I need to do a proof of concept with NCD Industrial IoT Wireless Thermocouple Temperature sensor. I need the sensor for Europe so if I am right the frequency must be 868 MHz. When I try to purchase the sensor I can´t see any option to choose frequency.
Is the Europe version available?
The frequency used is an option under the “Buy Now” tab of the product. You’ll just need to choose the 868 MHz (Europe Only)" option.
The sensor will be inside a heating chamber that normally works at 80 ºC +/- 5 ºC. I want to have traceability of temperature and generate alarms in case of over temperature. To collect data I will use your Industrial to Eth Modem as a gateway out of the chamber connected to my controller running LabVIEW.
- Is this sensor suitable for this application in terms of temperature range?
- Do you see any limitation to develop my own VI with LabVIEW?

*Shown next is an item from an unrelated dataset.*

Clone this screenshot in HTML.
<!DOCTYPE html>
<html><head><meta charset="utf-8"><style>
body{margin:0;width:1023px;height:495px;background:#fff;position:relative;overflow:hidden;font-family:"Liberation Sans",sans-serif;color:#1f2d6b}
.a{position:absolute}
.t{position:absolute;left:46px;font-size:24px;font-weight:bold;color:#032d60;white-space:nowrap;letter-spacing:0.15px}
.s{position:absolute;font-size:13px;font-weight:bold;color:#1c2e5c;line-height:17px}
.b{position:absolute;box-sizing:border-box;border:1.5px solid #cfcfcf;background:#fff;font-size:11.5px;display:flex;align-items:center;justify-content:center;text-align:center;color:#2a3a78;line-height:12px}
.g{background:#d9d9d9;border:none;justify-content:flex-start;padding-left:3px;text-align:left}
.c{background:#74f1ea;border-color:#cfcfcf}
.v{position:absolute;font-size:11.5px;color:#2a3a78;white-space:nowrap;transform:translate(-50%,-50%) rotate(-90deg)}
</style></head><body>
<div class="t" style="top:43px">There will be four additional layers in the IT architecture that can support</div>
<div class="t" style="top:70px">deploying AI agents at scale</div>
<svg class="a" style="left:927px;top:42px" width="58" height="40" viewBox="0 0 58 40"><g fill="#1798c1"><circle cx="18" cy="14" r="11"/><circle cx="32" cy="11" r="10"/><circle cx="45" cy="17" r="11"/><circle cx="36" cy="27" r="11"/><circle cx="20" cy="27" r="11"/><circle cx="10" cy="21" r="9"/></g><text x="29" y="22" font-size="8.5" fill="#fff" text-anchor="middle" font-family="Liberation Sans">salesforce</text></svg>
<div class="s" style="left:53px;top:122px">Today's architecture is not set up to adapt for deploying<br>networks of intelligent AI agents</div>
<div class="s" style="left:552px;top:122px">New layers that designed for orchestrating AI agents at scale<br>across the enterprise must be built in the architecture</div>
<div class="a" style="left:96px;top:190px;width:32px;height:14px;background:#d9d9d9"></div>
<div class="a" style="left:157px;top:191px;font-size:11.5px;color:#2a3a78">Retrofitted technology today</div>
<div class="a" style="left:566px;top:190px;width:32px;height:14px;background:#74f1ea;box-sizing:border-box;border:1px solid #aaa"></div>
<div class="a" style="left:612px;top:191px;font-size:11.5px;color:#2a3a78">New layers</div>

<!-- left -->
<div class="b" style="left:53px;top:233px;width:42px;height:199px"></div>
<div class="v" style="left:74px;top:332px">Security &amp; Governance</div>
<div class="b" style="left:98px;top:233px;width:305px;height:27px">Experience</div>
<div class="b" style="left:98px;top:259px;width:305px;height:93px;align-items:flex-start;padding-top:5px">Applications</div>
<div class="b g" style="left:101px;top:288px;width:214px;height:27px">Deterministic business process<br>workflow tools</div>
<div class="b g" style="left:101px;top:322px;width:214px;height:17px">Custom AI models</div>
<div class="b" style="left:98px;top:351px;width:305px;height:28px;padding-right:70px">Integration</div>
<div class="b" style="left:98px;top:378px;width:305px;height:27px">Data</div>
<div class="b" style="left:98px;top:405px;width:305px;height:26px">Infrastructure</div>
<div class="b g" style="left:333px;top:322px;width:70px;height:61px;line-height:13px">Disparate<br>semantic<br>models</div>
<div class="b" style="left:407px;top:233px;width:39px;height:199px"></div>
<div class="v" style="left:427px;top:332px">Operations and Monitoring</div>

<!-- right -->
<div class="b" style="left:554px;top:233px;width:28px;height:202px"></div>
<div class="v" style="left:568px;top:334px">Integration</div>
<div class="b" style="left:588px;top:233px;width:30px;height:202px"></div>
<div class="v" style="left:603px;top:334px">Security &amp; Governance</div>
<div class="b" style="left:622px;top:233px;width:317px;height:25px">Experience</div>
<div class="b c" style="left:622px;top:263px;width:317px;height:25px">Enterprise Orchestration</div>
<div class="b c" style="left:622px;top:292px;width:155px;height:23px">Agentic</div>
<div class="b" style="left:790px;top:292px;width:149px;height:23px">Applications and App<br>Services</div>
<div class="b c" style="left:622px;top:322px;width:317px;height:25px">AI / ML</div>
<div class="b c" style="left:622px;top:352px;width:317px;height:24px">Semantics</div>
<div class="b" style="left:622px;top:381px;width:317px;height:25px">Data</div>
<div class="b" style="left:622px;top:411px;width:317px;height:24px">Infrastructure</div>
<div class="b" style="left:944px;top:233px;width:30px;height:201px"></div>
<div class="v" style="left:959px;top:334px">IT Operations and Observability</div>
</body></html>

The range is fine, the thermocouples will go down to -200C and up to 980C. The accuracy of thermocouples in my experience drops at below zero temperatures, but it is still serviceable.

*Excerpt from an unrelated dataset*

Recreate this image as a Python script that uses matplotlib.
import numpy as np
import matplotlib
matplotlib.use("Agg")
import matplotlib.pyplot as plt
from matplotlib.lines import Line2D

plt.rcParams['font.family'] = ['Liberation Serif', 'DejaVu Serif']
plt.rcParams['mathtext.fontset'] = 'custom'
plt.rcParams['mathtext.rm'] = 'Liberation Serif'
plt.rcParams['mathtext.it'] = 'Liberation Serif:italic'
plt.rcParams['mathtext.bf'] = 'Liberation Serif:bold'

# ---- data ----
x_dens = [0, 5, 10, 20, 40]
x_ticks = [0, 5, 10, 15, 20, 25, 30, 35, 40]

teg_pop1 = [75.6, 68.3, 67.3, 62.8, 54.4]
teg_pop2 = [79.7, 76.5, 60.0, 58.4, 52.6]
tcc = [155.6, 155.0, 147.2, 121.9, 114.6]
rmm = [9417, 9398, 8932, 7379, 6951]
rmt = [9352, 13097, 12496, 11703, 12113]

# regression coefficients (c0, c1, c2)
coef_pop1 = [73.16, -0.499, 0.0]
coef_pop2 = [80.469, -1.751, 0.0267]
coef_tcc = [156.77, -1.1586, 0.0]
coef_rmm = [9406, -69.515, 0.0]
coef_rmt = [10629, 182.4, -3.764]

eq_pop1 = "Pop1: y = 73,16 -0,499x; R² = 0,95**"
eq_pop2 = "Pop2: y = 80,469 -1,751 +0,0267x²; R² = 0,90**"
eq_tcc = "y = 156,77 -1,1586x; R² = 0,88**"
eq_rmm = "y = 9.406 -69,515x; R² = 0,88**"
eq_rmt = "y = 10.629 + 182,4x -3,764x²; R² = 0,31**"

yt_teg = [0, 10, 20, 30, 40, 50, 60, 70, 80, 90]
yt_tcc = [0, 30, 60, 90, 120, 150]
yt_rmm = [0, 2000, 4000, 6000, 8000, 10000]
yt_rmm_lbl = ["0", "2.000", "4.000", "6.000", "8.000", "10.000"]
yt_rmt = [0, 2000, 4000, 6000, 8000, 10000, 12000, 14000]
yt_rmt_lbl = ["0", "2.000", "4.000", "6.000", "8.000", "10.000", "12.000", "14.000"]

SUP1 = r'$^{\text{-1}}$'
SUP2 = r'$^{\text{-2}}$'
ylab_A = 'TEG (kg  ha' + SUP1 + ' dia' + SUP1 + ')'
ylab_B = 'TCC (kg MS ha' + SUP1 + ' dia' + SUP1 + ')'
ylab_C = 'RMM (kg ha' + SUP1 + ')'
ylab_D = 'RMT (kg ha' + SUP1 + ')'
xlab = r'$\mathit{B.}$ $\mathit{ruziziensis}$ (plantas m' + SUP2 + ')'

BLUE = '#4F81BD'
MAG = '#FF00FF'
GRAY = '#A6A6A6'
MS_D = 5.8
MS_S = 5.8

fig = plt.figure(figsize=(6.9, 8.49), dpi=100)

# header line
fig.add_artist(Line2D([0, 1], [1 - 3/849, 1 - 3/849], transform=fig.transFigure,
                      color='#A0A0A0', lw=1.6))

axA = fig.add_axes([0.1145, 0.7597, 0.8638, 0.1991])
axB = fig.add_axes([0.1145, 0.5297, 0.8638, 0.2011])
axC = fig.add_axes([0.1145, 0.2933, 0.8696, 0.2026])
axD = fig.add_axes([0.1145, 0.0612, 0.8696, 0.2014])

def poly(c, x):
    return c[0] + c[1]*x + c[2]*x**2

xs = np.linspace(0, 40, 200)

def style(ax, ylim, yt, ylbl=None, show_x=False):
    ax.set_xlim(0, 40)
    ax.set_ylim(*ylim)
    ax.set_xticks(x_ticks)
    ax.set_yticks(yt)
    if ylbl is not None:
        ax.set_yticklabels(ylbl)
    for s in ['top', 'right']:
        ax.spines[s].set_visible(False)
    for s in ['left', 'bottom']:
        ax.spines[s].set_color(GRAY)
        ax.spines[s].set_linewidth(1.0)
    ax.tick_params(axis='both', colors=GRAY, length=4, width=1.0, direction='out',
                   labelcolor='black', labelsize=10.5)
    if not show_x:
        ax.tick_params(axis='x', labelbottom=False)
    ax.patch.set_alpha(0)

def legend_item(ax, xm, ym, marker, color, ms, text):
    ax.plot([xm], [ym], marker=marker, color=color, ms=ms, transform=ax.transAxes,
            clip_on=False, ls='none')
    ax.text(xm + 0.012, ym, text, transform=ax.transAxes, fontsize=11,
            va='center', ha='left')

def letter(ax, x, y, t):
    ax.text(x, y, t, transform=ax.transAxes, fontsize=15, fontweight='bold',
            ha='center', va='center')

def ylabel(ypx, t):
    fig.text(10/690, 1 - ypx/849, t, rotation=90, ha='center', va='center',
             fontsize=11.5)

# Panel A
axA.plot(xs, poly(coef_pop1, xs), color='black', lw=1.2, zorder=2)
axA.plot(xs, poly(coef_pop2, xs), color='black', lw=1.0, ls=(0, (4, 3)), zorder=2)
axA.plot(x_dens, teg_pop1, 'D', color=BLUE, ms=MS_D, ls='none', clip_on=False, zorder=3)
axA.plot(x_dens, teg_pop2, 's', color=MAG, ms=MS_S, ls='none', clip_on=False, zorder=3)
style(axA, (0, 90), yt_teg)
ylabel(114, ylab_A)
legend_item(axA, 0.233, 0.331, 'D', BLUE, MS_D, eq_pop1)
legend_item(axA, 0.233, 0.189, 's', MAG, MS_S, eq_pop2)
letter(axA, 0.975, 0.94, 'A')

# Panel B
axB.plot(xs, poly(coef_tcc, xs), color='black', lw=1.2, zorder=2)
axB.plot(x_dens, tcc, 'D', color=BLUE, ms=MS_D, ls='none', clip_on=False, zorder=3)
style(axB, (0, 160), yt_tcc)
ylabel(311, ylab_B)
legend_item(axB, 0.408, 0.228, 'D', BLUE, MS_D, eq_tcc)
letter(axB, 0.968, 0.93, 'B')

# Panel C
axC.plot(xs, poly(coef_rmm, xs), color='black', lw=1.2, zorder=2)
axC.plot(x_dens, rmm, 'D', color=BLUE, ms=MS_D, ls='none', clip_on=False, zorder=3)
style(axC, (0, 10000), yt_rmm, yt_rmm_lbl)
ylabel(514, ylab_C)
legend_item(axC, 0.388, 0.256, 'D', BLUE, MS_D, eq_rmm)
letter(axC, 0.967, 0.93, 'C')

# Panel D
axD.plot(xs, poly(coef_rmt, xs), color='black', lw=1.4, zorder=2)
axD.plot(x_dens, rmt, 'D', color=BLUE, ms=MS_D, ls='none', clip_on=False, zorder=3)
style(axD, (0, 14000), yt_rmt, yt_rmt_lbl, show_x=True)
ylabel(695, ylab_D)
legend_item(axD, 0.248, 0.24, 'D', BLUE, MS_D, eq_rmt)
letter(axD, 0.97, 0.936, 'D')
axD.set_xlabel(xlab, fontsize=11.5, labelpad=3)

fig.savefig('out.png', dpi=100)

I don’t see any limitation on creating your own VI. It’s basically opening a TCP socket to the Wireless to Ethernet Modem and parsing the data that streams out of it. I’ve put in a request to release the source code for our LabView utility. You may be able to take out the chunks of code that parse the data. It is built for the USB Modem so you’ll need to abstract the transfer protocol for TCP, but they stream fairly similarly from a software perspective.
The temperature node (electronics and probes) will be inside the chamber.
Which is the range temperature of the node? I mean the enclosure containing electronics.
Is it possible to use a diferent type of temperature probes that could fit better the range of 80ºC +/- 5ºC and with better accuracy?
Not out of the box.
You could use one of the pure ADC boards and an aftermarket temperature probe like: https://www.digikey.com/product-detail/en/vishay-bc-components/NTCAIMME3C90686/BC2886-ND/4896923
I can’t recommend a particular sensor since I’m not exactly an expert on temperature sensor, but that one looks like it fits the temperature range you’re looking for and should improve accuracy.
The main down side in doing that is you have to get into EE math. Say you use a 0-10v ADC. The datasheet for that probe show resistances at temperatures so in the parser at the local machine you’d need to convert the raw byte value, convert it into raw voltage (linear equation), and then determine current resistance using OHMs law I=V/R translated to I*V=R, and then compare it to a digital representation of the table on the datasheet for the probe.
What about introducing the sensor (electronics) in the chamber at 80ºC? Is it the normal use or maybe only the probes should be inside the chamber?
I’d definitely only put the probes in there.
The electronics themselves are rated for -40 to +85C, but that’s max rating. Constant exposure to the edge of the max rating will probably decrease the longevity of the devices. We haven’t tested this, but in general its not ideal.
The thermocouple should still be within 1.5C accurate at below zero.